Tuesday 05/01/12 Extended Outlook
Patchy smoke from agricultural burning in Mexico and Central America should continue over much of the middle of the state mainly along and east of a line from Big Bend to Odessa to Childress and along and west of a line from Port Lavaca to Sherman and fine particulate could possibly reach “Moderate” levels in portions of this area, with highest concentrations most likely in South, Central, and Southwest Texas. Elsewhere in the state, moderate winds and lower incoming background levels should help to keep air quality in the “Good” range.

For a rough estimate of smoke concentrations over Texas through the entire forecast period, see the NRL Aerosol Model Forecasts.

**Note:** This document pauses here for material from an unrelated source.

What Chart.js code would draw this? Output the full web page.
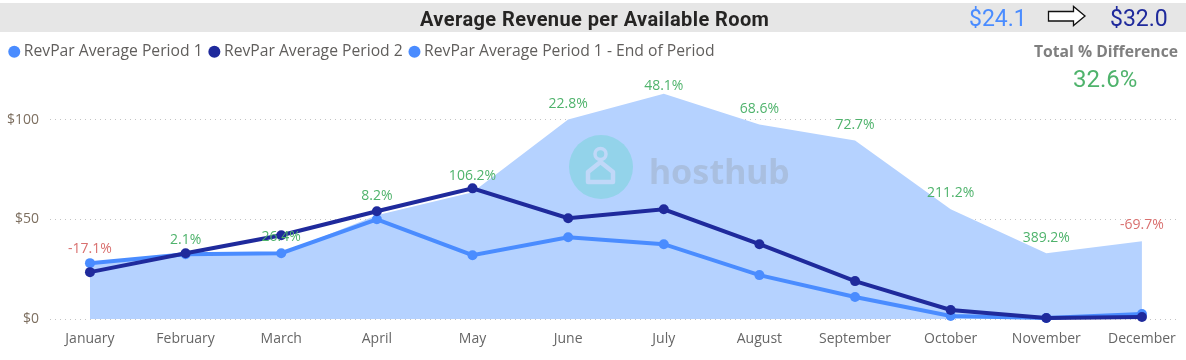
<!DOCTYPE html>
<html><head><meta charset="utf-8">
<script src="https://cdn.jsdelivr.net/npm/chart.js@4/dist/chart.umd.js"></script>
<style>
html,body{margin:0;padding:0;background:#fff;overflow:hidden}
#wrap{position:relative;width:1186px;height:360px;font-family:"Open Sans",sans-serif}
#band{position:absolute;left:0;top:3px;width:1186px;height:29px;background:#e6e6e6}
.t{position:absolute;white-space:nowrap;line-height:1}
#title{left:420px;top:7px;font:bold 20px Roboto;color:#252423;letter-spacing:.41px}
#v1{left:969px;top:5px;font:23px Roboto;color:#4a8cff}
#v2{left:1110px;top:5px;font:23px Roboto;color:#1f2a9c}
#tot{left:1034px;top:40px;font:bold 15.7px "Open Sans";color:#7f7f7f}
#pct{left:1073px;top:65px;font:24px Roboto;color:#4fb36c}
#arrow{position:absolute;left:1047px;top:5px}
#wm{position:absolute;left:569px;top:135px}
#wmt{left:649px;top:148px;font:bold 34px "Noto Sans";color:#a9bfe0}
canvas{position:absolute;left:0;top:0}
</style></head><body>
<div id="wrap">
<div id="band"></div>
<canvas id="c" width="1186" height="360"></canvas>
<div class="t" id="title">Average Revenue per Available Room</div>
<div class="t" id="v1">$24.1</div>
<svg id="arrow" width="40" height="23"><polygon points="1.5,6.5 26.5,6.5 26.5,1.5 38,11 26.5,20.5 26.5,16 1.5,16" fill="#fff" stroke="#111" stroke-width="1.3"/></svg>
<div class="t" id="v2">$32.0</div>
<div class="t" id="tot">Total % Difference</div>
<div class="t" id="pct">32.6%</div>
<svg id="wm" width="66" height="66"><circle cx="32" cy="32" r="32" fill="#93d3ea"/>
<circle cx="31.5" cy="19" r="5.5" fill="none" stroke="#c0d8f8" stroke-width="3.5"/>
<path d="M31.5 27 L19 37 V47 H44 V37 Z" fill="none" stroke="#c0d8f8" stroke-width="4.5" stroke-linejoin="round"/></svg>
<div class="t" id="wmt">hosthub</div>
</div>
<script>
const months=["January","February","March","April","May","June","July","August","September","October","November","December"];
const period1=[28,32.5,33,50,32,41,37.5,22,11,1.5,0.5,2.5];
const period2=[23.5,33,42,54,65.5,50.5,55,37.5,19,4.5,0.5,1];
const endOfPeriod=[28,32.5,33,52,63.5,100,113,97.5,89.5,55,33,39];
const pctLabels=["-17.1%","2.1%","26.4%","8.2%","106.2%","22.8%","48.1%","68.6%","72.7%","211.2%","389.2%","-69.7%"];
const pctAnchor=[35,39.5,41,61.5,71.5,108,117,105.5,97.5,63,40.5,47];
const C1="#4a8cff",C2="#1f2a9c",AREA="#b5d2ff",GREEN="#4fb36c",RED="#d9706f";
const pts=a=>a.map((y,x)=>({x,y}));
const labelPlugin={id:"pct",afterDatasetsDraw(ch){
  const {ctx,scales:{x,y}}=ch;ctx.save();
  ctx.font='14px "Open Sans"';ctx.textAlign="center";ctx.textBaseline="middle";
  pctLabels.forEach((s,i)=>{ctx.fillStyle=s[0]==="-"?RED:GREEN;ctx.fillText(s,x.getPixelForValue(i),y.getPixelForValue(pctAnchor[i]));});
  ctx.restore();}};
new Chart(document.getElementById("c"),{type:"line",
 data:{datasets:[
  {label:"RevPar Average Period 1",data:pts(period1),clip:false,borderColor:C1,backgroundColor:C1,borderWidth:4,pointRadius:5,pointBackgroundColor:C1,pointBorderWidth:0,tension:0,order:2},
  {label:"RevPar Average Period 2",data:pts(period2),clip:false,borderColor:C2,backgroundColor:C2,borderWidth:4,pointRadius:5,pointBackgroundColor:C2,pointBorderWidth:0,tension:0,order:1},
  {label:"RevPar Average Period 1 - End of Period",data:pts(endOfPeriod),borderWidth:0,borderColor:AREA,backgroundColor:AREA,fill:"origin",pointRadius:0,tension:0,order:3}
 ]},
 options:{responsive:false,animation:false,
  layout:{padding:{top:34,right:8,left:2.5,bottom:0}},
  plugins:{tooltip:{enabled:false},
   legend:{position:"top",align:"start",
    labels:{usePointStyle:true,pointStyle:"circle",boxWidth:3.5,boxHeight:8.5,padding:10,color:"#605e5c",font:{family:"Open Sans",size:15.7},
     generateLabels(ch){return ch.data.datasets.map((d,i)=>({text:d.label,fillStyle:i===1?C2:C1,strokeStyle:i===1?C2:C1,lineWidth:0,pointStyle:"circle",fontColor:"#605e5c",datasetIndex:i}));}}}},
  scales:{
   x:{type:"linear",min:-0.418,max:11.377,
     afterBuildTicks(a){a.ticks=months.map((_,i)=>({value:i}));},
     afterFit(a){a.height=41;},
     grid:{display:false},border:{display:false},
     ticks:{autoSkip:false,maxRotation:0,padding:4,color:"#666",font:{family:"Open Sans",size:14},callback:v=>months[v]}},
   y:{min:0,max:125,
     afterBuildTicks(a){a.ticks=[{value:0},{value:50},{value:100}];},
     afterFit(a){a.width=47.5;},
     border:{display:false,dash:[1,4]},
     grid:{color:"#c4c4c4",lineWidth:1,drawTicks:false},
     ticks:{padding:11,color:"#7d6f60",font:{family:"Open Sans",size:14},callback:v=>"$"+v}}
  }},
 plugins:[labelPlugin]
});
</script>
</body></html>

*Regardless of our forecast, we always recommend that each individual determine what level of activity they should conduct based on the actual local conditions.

 

 

3 Responses to “Smoke from Mexico to arrive Saturday”

  1. Mary B says:

    Thanks for providing this information. I have asthma, and I know the smoke comes up every year in May. Your mentioning it on the news makes it possible for me to be proactive in preventing a flare-up. I wish you would give us progress reports on the news every evening though!

  2. Monica says:

    Reading the agricultural fires news, it comes to my mind that maybe the smoke is actually getting worse or the source is the volcano in Central Mexico name popocatepletl that in resent weeks has been super active. Can you investigate more or see if there’s ashes in that called “smoke”.
    Thanks

  3. Hi, Jim. You may have answered this question somewhere else, and I might have missed it. I have noticed, almost daily of late (at least some point during the day), what I would call “Lonesome Dove Winds,” which seem just as ominous and ground parching as last year. I am so grateful for the rain we got during the winter, but am I correct in foreboding another summer like last year if the ground is dried out enough? Thanks.